Came to my school making precisely two kids out of two hundred very excited (me and my brother) Paul was Manchester born-and-bred and led his side out at Wembley on three occasions. His cultured left foot struck several long-range beauties not least the winner against Ipswich in the 1981 FA Cup semi-final. His name also lends itself to a nice bit of rhyming slang for an alternative to a bath. 7

CB – Mike Doyle

The granite heart and soul of City Doyle was an uncompromising tough-as-nails stopper who wore his heart on his sleeve. And his heart was blue. His renowned loathing of all things United would have made him bang up for this clash. 8

CB – Vincent Kompany

The temptation to include Dave Watson was superceded by the idea of the classy colossus Vinnie pairing up with Doyle. A dream partnership of silk and steel that would take some beating. Signing this sublime defender is the reason I will never hate Mark Hughes. 8

CM – Paul Lake

Both club and country were building their teams around this extraordinary talent – a lad barely out of his teens –until injury cruelly deprived him, and us, of an extraordinary talent. Paul could play anywhere due to his innate reading of the game. To a very select few it just comes easy. Top flight football equated to a casual kickabout in the park and the sight of his galloping elegance remains a highlight of my youth. 8

CM – Colin Bell

The King. Suitably nicknamed Nijinsky for having the stamina of the racehorse and stylish elan of the ballet dancer, Colin was the complete footballer and one of the top ten greatest players this country has ever produced. So good that City wouldn’t be able to afford him today. 10

AM – Georgi Kinkladze

A head-down weaver of the highest quality, Kinky lit up the dark times with his mazy individual genius. Was so far advanced of his team-mates it was akin to Pele in his pomp playing five-a-side down my local leisure centre. His winner against Southampton where he took half their side apart before dinking it over the despairing keeper with impish ease is sufficient to get him into this side alone.

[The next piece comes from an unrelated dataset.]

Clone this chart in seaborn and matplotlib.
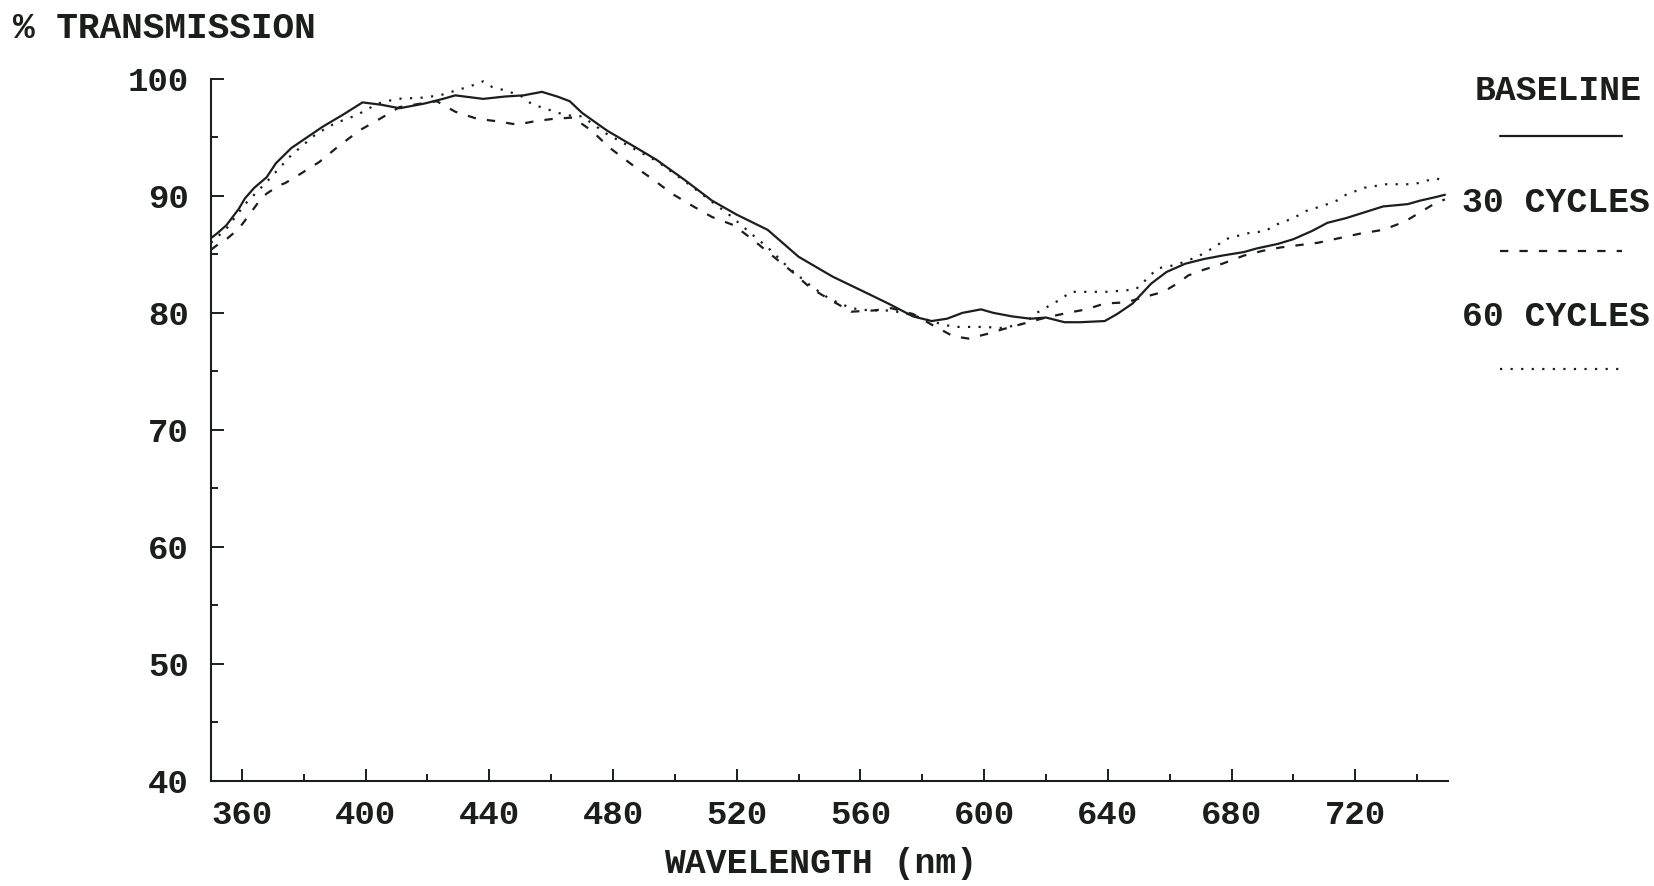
import matplotlib
matplotlib.use("Agg")
import numpy as np
import pandas as pd
import seaborn as sns
import matplotlib.pyplot as plt
from matplotlib.lines import Line2D

# ---------------- data ----------------
baseline_nm = [350, 352, 355, 357, 359, 361, 364, 368, 371, 376,
               381, 386, 393, 399, 405, 411, 419, 425, 429, 438,
               445, 451, 457, 462, 466, 470, 478, 487, 494, 503,
               512, 520, 530, 540, 551, 562, 569, 577, 583, 588,
               593, 599, 603, 609, 615, 620, 626, 631, 639, 643,
               648, 654, 659, 665, 671, 677, 684, 688, 695, 700,
               706, 711, 717, 723, 729, 737, 741, 746, 749]
baseline_pct = [86.4, 86.8, 87.5, 88.2, 88.9, 89.8, 90.7, 91.6, 92.8, 94.1,
                95.0, 95.9, 97.0, 98.0, 97.8, 97.5, 97.9, 98.3, 98.6, 98.3,
                98.5, 98.6, 98.9, 98.5, 98.1, 97.1, 95.6, 94.2, 93.1, 91.4,
                89.6, 88.4, 87.1, 84.8, 83.1, 81.7, 80.8, 79.7, 79.3, 79.5,
                80.0, 80.3, 80.0, 79.7, 79.5, 79.6, 79.2, 79.2, 79.3, 79.9,
                80.8, 82.5, 83.5, 84.2, 84.6, 84.9, 85.2, 85.5, 85.9, 86.3,
                87.0, 87.7, 88.1, 88.6, 89.1, 89.3, 89.6, 89.9, 90.1]

cyc30_nm = [350, 352, 355, 359, 361, 366, 368, 372, 374, 379,
            385, 391, 398, 404, 411, 418, 423, 429, 436, 442,
            449, 455, 461, 467, 473, 479, 487, 493, 499, 506,
            512, 519, 525, 531, 538, 544, 551, 557, 564, 570,
            577, 583, 590, 595, 601, 606, 613, 620, 627, 633,
            639, 646, 651, 658, 663, 666, 670, 677, 684, 690,
            696, 702, 708, 715, 722, 729, 736, 741, 746, 749]
cyc30_pct = [85.4, 85.8, 86.3, 87.2, 87.9, 89.7, 90.2, 90.9, 91.1, 91.9,
             92.9, 94.2, 95.6, 96.5, 97.6, 97.9, 98.1, 97.2, 96.6, 96.4,
             96.1, 96.4, 96.6, 96.7, 95.6, 94.1, 92.5, 91.4, 90.2, 89.1,
             88.2, 87.5, 86.3, 85.0, 83.5, 82.1, 81.0, 80.1, 80.2, 80.4,
             79.9, 79.0, 78.0, 77.8, 78.2, 78.6, 79.1, 79.6, 80.0, 80.3,
             80.8, 80.9, 81.3, 81.8, 82.6, 83.2, 83.6, 84.2, 84.9, 85.3,
             85.6, 85.8, 86.0, 86.4, 86.8, 87.1, 87.8, 88.6, 89.4, 89.7]

cyc60_nm = [350, 355, 361, 368, 376, 384, 390, 397, 404, 410,
            418, 424, 429, 434, 438, 441, 444, 450, 454, 458,
            461, 465, 470, 478, 487, 494, 503, 512, 518, 525,
            530, 537, 544, 550, 557, 563, 570, 577, 584, 590,
            600, 606, 613, 617, 621, 625, 628, 640, 649, 653,
            656, 662, 669, 675, 678, 685, 691, 694, 700, 704,
            710, 714, 717, 720, 723, 730, 739, 743, 746, 749]
cyc60_pct = [86.0, 87.2, 89.3, 91.2, 93.5, 95.3, 96.2, 96.9, 97.9, 98.3,
             98.4, 98.6, 99.0, 99.4, 99.8, 99.3, 99.1, 98.6, 97.8, 97.5,
             97.2, 96.9, 96.8, 95.3, 94.0, 93.0, 91.3, 89.5, 88.3, 86.7,
             85.6, 83.8, 82.3, 81.2, 80.4, 80.2, 80.2, 79.8, 79.2, 78.8,
             78.8, 78.7, 79.1, 80.0, 80.6, 81.2, 81.8, 81.8, 82.0, 83.0,
             83.8, 84.1, 84.8, 85.7, 86.3, 86.8, 87.0, 87.5, 88.1, 88.7,
             89.2, 89.6, 90.1, 90.4, 90.7, 91.0, 91.0, 91.3, 91.5, 91.3]

series_names = ["BASELINE", "30 CYCLES", "60 CYCLES"]
x_major = [360, 400, 440, 480, 520, 560, 600, 640, 680, 720]
x_minor = [380, 420, 460, 500, 540, 580, 620, 660, 700, 740]
y_major = [40, 50, 60, 70, 80, 90, 100]
y_minor = [45, 55, 65, 75, 85, 95]
x_title = "WAVELENGTH (nm)"
y_title = "% TRANSMISSION"

# ---------------- style ----------------
sns.set_style("ticks")
plt.rcParams["font.family"] = ["Liberation Mono", "DejaVu Sans Mono"]
plt.rcParams["font.weight"] = "bold"
plt.rcParams["lines.scale_dashes"] = False
INK = "#1b1f1b"
FS_TICK = 24.5
FS_TEXT = 25

df = pd.concat([
    pd.DataFrame({"nm": baseline_nm, "pct": baseline_pct, "series": series_names[0]}),
    pd.DataFrame({"nm": cyc30_nm, "pct": cyc30_pct, "series": series_names[1]}),
    pd.DataFrame({"nm": cyc60_nm, "pct": cyc60_pct, "series": series_names[2]}),
], ignore_index=True)

W, H = 1654, 886
fig = plt.figure(figsize=(W / 100, H / 100), dpi=100)
L, R, T, B = 211, 1448, 79, 780.6
ax = fig.add_axes([L / W, 1 - B / H, (R - L) / W, (B - T) / H])

dash_map = {series_names[0]: "", series_names[1]: (6.0, 8.0), series_names[2]: (1.6, 6.0)}
sns.lineplot(data=df, x="nm", y="pct", style="series", dashes=dash_map,
             color=INK, linewidth=1.6, estimator=None, sort=False,
             legend=False, ax=ax)

ax.set_xlim(350, 750)
ax.set_ylim(40, 100)
ax.set_xticks(x_major)
ax.set_xticks(x_minor, minor=True)
ax.set_yticks(y_major)
ax.set_yticks(y_minor, minor=True)
ax.set_xticklabels([str(v) for v in x_major])
ax.set_yticklabels([str(v) for v in y_major])
sns.despine(ax=ax)
for s in ("left", "bottom"):
    ax.spines[s].set_linewidth(1.5)
    ax.spines[s].set_color(INK)
ax.tick_params(which="major", direction="in", length=9, width=1.4, color=INK,
               labelsize=FS_TICK, labelcolor=INK, pad=16)
ax.tick_params(which="minor", direction="in", length=5, width=1.4, color=INK)
ax.tick_params(axis="x", which="major", pad=14)

ax.set_xlabel(x_title, fontsize=FS_TEXT, color=INK, fontweight="bold")
ax.xaxis.set_label_coords((821 - L) / (R - L), -(864 - B) / (B - T))
ax.xaxis.label.set_va("center")
ax.set_ylabel(y_title, fontsize=26, color=INK, fontweight="bold", rotation=0)
ax.yaxis.set_label_coords((13 - L) / (R - L), 1 + (T - 28) / (B - T))
ax.yaxis.label.set_ha("left")
ax.yaxis.label.set_va("center")

# legend, drawn as in the original printout
leg_text_y = [90, 203, 316]
leg_line_y = [136, 251, 369]
leg_text_x = [1642, 1650, 1650]
for name, tx, ty, ly in zip(series_names, leg_text_x, leg_text_y, leg_line_y):
    fig.text(tx / W, 1 - ty / H, name, ha="right", va="center",
             fontsize=FS_TEXT, color=INK, fontweight="bold")
    ln = Line2D([1500 / W, 1622 / W], [1 - ly / H, 1 - ly / H],
                transform=fig.transFigure, color=INK, linewidth=1.6)
    if dash_map[name]:
        ln.set_dashes(dash_map[name])
    fig.add_artist(ln)

fig.savefig("out.png", dpi=100, facecolor="white")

The best goal I’ve ever seen by some considerable distance. 7

AM – David Silva

Though only 5ft 7 ‘Dreamy’ David appears to follow the ebb and flow of a game from an elevated position. Is allergic to losing possession, has a finely-tuned football intelligence and magical feet. I always said it would take a very special player to supplant Paul Lake as my favourite City player of all time. After hearing what Lakey had to say about the Spanish maestro earlier this year I think he’ll understand. We are all under Merlin’s spell. 9

AM – Peter Doherty

One for the old guard. I’ve not seen a single clip of the pre-war Northern Irish inside-left but all the old boys insist he was the greatest City ever had. Their opinion is worth far more than my own so it’s a reluctant demotion of Young, Summerbee and, my own personal favourite, Bernarbia, to the bench. 9

CF – Francis Lee

Lee Won Pen, in fact he won countless of them, our barrel-chested future chairman regularly threw his burly frame to the floor like a dying albatross in an era before diving became fashionable. He was a visionary. Joking aside he was also an extraordinary centre-forward who grafted his backside off to create opportunities before finishing them off with a deceptively silken touch. Great player. Bad chairman.  9

Total Score: 93

Result: QPR 94.4-93 Manchester City

The West London mavericks flummox the Citizens, exposing an artisan defence with an aesthetic jaunt.